Deus entendeu que deveria dar uma resposta rapidamente. E, em meados de novembro, surgiu outra seleção, para um colégio que acabava de surgir, bolsa de estudo integral, possibilidade de cursar até a faculdade gratuitamente na mesma instituição. Novamente fiquei incumbido de fazer a lista dos que prestariam as provas. Novamente consultei minhas listas de pontuação. Escolhi quinze alunos, mas três sumiram (eram os últimos dias de aula) e acabei enviando apenas doze, sempre dentro dos critérios que me pautaram anteriormente. Foram para a prova a aluna XXXA, o aluno XXXB, e mais dez. Dessa vez, o leque de indicações se ampliara, e o desempenho surpresa de um aluno em particular poderia aparecer como fator decisivo. Ou seja, mesmo que eu tivesse errado ao adotar aqueles critérios, agora haveria margem de compensação.
Mas nem precisou de margem de compensação. Todos foram fazer as provas. O concurso ocorreu em duas etapas, e os cinquenta aprovados na prova escrita seriam convocados para entrevistas, das quais sairiam os trinta bolsistas. Eu pergunto: quais dos nossos alunos conseguiram ir para a segunda fase?
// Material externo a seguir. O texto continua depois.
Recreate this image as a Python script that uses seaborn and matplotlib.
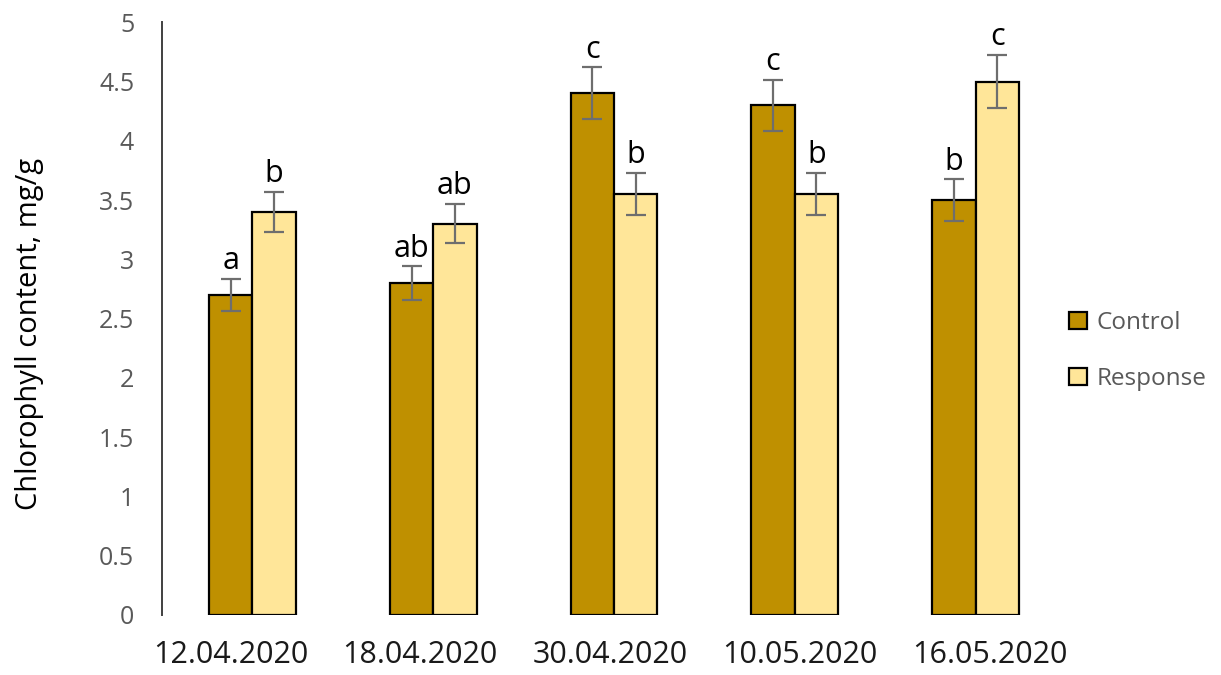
import matplotlib
matplotlib.use("Agg")
import matplotlib.pyplot as plt
import matplotlib.transforms as mtransforms
import seaborn as sns
import pandas as pd
from matplotlib.patches import Patch

dates = ["12.04.2020", "18.04.2020", "30.04.2020", "10.05.2020", "16.05.2020"]
control = [2.70, 2.80, 4.40, 4.30, 3.50]
response = [3.40, 3.30, 3.55, 3.55, 4.50]
control_err = [0.135, 0.14, 0.22, 0.215, 0.175]
response_err = [0.17, 0.165, 0.178, 0.178, 0.225]
control_letters = ["a", "ab", "c", "c", "b"]
response_letters = ["b", "ab", "b", "b", "c"]
yticks = [0, 0.5, 1, 1.5, 2, 2.5, 3, 3.5, 4, 4.5, 5]

series = ["Control", "Response"]
colors = {"Control": "#BF9000", "Response": "#FFE699"}

df = pd.DataFrame({
    "date": dates * 2,
    "group": ["Control"] * len(dates) + ["Response"] * len(dates),
    "value": control + response,
})

sns.set_theme(style="white")
plt.rcParams["font.family"] = ["Open Sans", "DejaVu Sans"]

fig = plt.figure(figsize=(12.21, 6.75), dpi=100)
ax = fig.add_axes([0.1327, 0.0889, 0.7403, 0.8781])

sns.barplot(data=df, x="date", y="value", hue="group", hue_order=series,
            palette=colors, saturation=1, width=0.48, gap=0, errorbar=None,
            edgecolor="black", linewidth=1.6, legend=False, ax=ax)

errs = [control_err, response_err]
letters = [control_letters, response_letters]
for cont, err, labs in zip(ax.containers, errs, letters):
    for bar, e, lab in zip(cont, err, labs):
        x = bar.get_x() + bar.get_width() / 2
        h = bar.get_height()
        ax.errorbar(x, h, yerr=e, fmt="none", ecolor="#6E6E6E",
                    elinewidth=1.6, capsize=7, capthick=1.6, zorder=5)
        ax.annotate(lab, (x, h + e), xytext=(0, 2), textcoords="offset points",
                    ha="center", va="bottom", fontsize=22, color="black")

ax.set_xlim(-0.5, len(dates) - 0.5)
ax.set_ylim(0, 5)
ax.set_yticks(yticks)
ax.set_yticklabels([f"{t:g}" for t in yticks])
ax.set_xlabel("")
ax.set_ylabel("Chlorophyll content, mg/g", fontsize=21, color="black")
ax.yaxis.set_label_coords(-0.131, 0.475)
ax.tick_params(axis="y", labelsize=18, labelcolor="#595959", length=0, pad=20)
ax.tick_params(axis="x", labelsize=22, labelcolor="#1a1a1a", length=0, pad=18)

# spread the date labels slightly wider than the bar groups
n = len(dates)
for i, lab in enumerate(ax.get_xticklabels()):
    dx = ((i - (n - 1) / 2) * 9 - 4) / fig.dpi
    lab.set_transform(lab.get_transform() +
                      mtransforms.ScaledTranslation(dx, 0, fig.dpi_scale_trans))

for side in ["top", "right", "bottom"]:
    ax.spines[side].set_visible(False)
ax.spines["left"].set_color("#404040")
ax.spines["left"].set_linewidth(1.4)

handles = [Patch(facecolor=colors[s], edgecolor="black", linewidth=1.6, label=s)
           for s in series]
leg = fig.legend(handles=handles, loc="center left", bbox_to_anchor=(0.858, 0.48),
                 frameon=False, fontsize=17.5, handlelength=0.7, handleheight=0.7,
                 handletextpad=0.4, labelspacing=1.3)
for t in leg.get_texts():
    t.set_color("#595959")

fig.savefig("out.png", dpi=100)
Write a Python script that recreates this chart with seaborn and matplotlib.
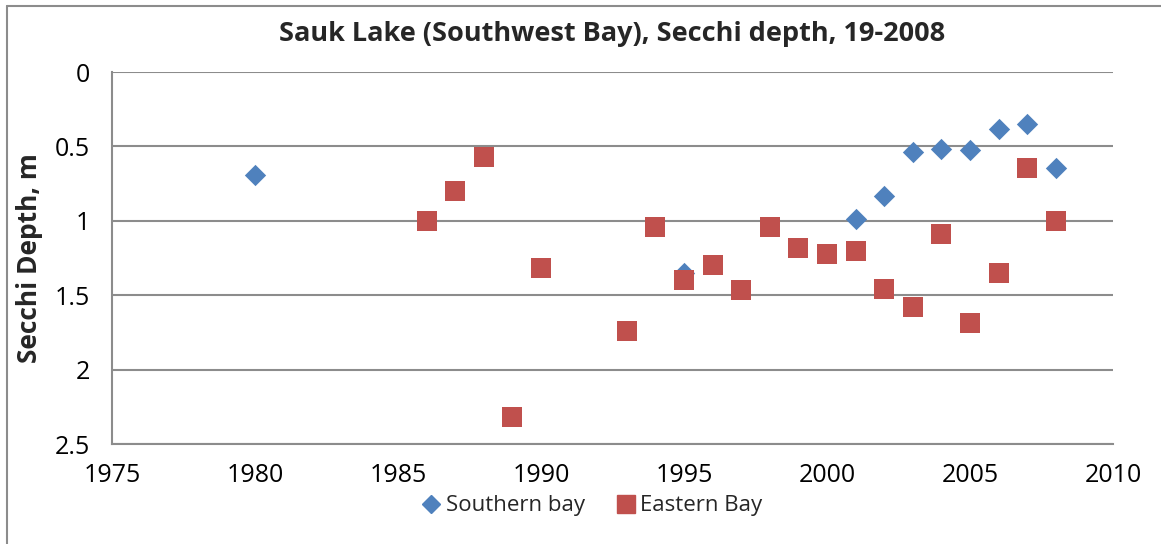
import matplotlib
matplotlib.use("Agg")
import matplotlib.pyplot as plt
from matplotlib.lines import Line2D
import seaborn as sns
import pandas as pd

# ---- data ----
south_years = [1980, 1995, 2001, 2002, 2003, 2004, 2005, 2006, 2007, 2008]
south_depth = [0.69, 1.35, 0.99, 0.83, 0.535, 0.52, 0.525, 0.385, 0.35, 0.645]

east_years = [1986, 1987, 1988, 1989, 1990, 1993, 1994, 1995, 1996, 1997, 1998,
              1999, 2000, 2001, 2002, 2003, 2004, 2005, 2006, 2007, 2008]
east_depth = [1.00, 0.80, 0.57, 2.32, 1.32, 1.74, 1.04, 1.40, 1.30, 1.465, 1.04,
              1.18, 1.22, 1.20, 1.46, 1.58, 1.09, 1.69, 1.35, 0.645, 1.00]

series_names = ["Southern bay", "Eastern Bay"]
x_ticks = [1975, 1980, 1985, 1990, 1995, 2000, 2005, 2010]
y_ticks = [0, 0.5, 1, 1.5, 2, 2.5]
y_tick_labels = ["0", "0.5", "1", "1.5", "2", "2.5"]

south_df = pd.DataFrame({"Year": south_years, "Depth": south_depth})
east_df = pd.DataFrame({"Year": east_years, "Depth": east_depth})

sns.set_theme(style="white")
plt.rcParams["font.family"] = ["Open Sans", "DejaVu Sans"]

colors = {series_names[0]: "#4F81BD", series_names[1]: "#C0504D"}
markers = {series_names[0]: "D", series_names[1]: "s"}

fig = plt.figure(figsize=(11.61, 5.44), dpi=100)
ax = fig.add_axes([112 / 1161, 1 - 444 / 544, (1113 - 112) / 1161, (444 - 72) / 544])

sns.scatterplot(data=south_df, x="Year", y="Depth", color=colors[series_names[0]],
                marker=markers[series_names[0]], s=118, linewidth=0, ax=ax, zorder=3)
sns.scatterplot(data=east_df, x="Year", y="Depth", color=colors[series_names[1]],
                marker=markers[series_names[1]], s=200, linewidth=0, ax=ax, zorder=4)

grid_c = "#8c8c8c"
ax.set_xlim(1975, 2010)
ax.set_ylim(2.5, 0)
ax.set_xticks(x_ticks)
ax.set_yticks(y_ticks)
ax.set_yticklabels(y_tick_labels)
ax.yaxis.grid(True, color=grid_c, linewidth=1.5)
ax.xaxis.grid(False)
ax.set_axisbelow(True)
for side in ["top", "right"]:
    ax.spines[side].set_visible(False)
for side in ["left", "bottom"]:
    ax.spines[side].set_color(grid_c)
    ax.spines[side].set_linewidth(1.5)
ax.tick_params(axis="both", direction="out", length=6, width=1.5, color=grid_c,
               labelsize=18, labelcolor="black")
ax.tick_params(axis="y", pad=10)
ax.tick_params(axis="x", pad=8)

ax.set_xlabel("")
ax.set_ylabel("Secchi Depth, m", fontsize=19, fontweight="bold", labelpad=8)
ax.set_title("Sauk Lake (Southwest Bay), Secchi depth, 19-2008",
             fontsize=19.5, fontweight="bold", pad=22)

handles = [Line2D([], [], linestyle="none", marker=markers[n], color=colors[n],
                  markersize=12.5 if markers[n] == "s" else 9.5, label=n)
           for n in series_names]
fig.legend(handles=handles, loc="center", bbox_to_anchor=(592 / 1161, 1 - 506 / 544),
           ncol=2, frameon=False, fontsize=16, handletextpad=0.2, columnspacing=1.4,
           handlelength=0.9)

# chart border (left and top edges visible)
fig.add_artist(Line2D([7 / 1161, 7 / 1161], [0, 1 - 6 / 544], transform=fig.transFigure,
                      color="#8c8c8c", linewidth=1.5))
fig.add_artist(Line2D([7 / 1161, 1], [1 - 6 / 544, 1 - 6 / 544], transform=fig.transFigure,
                      color="#8c8c8c", linewidth=1.5))

fig.savefig("out.png", dpi=100, facecolor="white")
Acertou, atento leitor: XXXA, XXXB; e ainda um terceiro nome, XXXC, que, não por coincidência, seria minha terceira opção para a seleção anterior, do Santa Maria. Os alunos foram para as entrevistas, e XXXB acabou ficando com uma das matrículas. Ele, que era minha primeira opção para o Santa Maria. Ele, que aparecia como o aluno com melhor desempenho nos meus critérios de avaliação. Ele, que era o aluno com a maior pontuação na minha disciplina. Ele, que era minha aposta anterior, sustentada contra critérios de simpatia e "eu gosto mais desse" ou "esse é uma graça".
Se eu tinha alguma migalha de dúvida sobre a correção e a abrangência dos critérios de avaliação que adotara nos últimos dois anos, elas acabavam de se dissipar. Os critérios eram tão bons que foram capazes de indicar COM EXATIDÃO E PRECISÃO os alunos de maior potencial para seleções externas de bolsas de estudo. E em aspectos extracurriculares também, porque a seleção contara com uma entrevista. Ora, os fatos estavam a meu favor. Caíam por terra os argumentos de discrepância, ou de ineficiência de minha proposta de avaliação por pontuação.
Mas saber, ao fim de tudo, que eu estava certo e os que me criticavam, errados, não é o mais importante. Isso é só vaidade, que, como todo ser humano, eu tenho, mas que não leva a nada. O mais importante é saber que minha teimosia, minha insistência em defender esses critérios, mesmo minha arrogância e vaidade, terminaram por oferecer a um aluno a chance de modificar sua vida. Eu fiz diferença na vida de XXXB. É isso que importa. É isso o que torna a nossa profissão a mais importante da sociedade.

2 comentários:

André Luis Santos disse...

SAPERE AUDE, Grande amigo!

As coisas certas na educação nem sempre são as burocrático-pedagógicas arquitetadas. Somente a ousadia dos inquietos permite que algumas almas raras busquem seus caminhos e verdades.

Boa caçada!

André Luis

Marcus Hair Style disse...

A dedicação incondicional ao trabalho e o ímpeto de mudar um conceito ou preconceito, e mais ,mudar a perspectiva e até o mundo,porque, sim, a educação é o alicerce ,talvez o único capaz de o fazer,traz esse genial desfecho.Nobre, oxalá plágio de muitos, exemplo!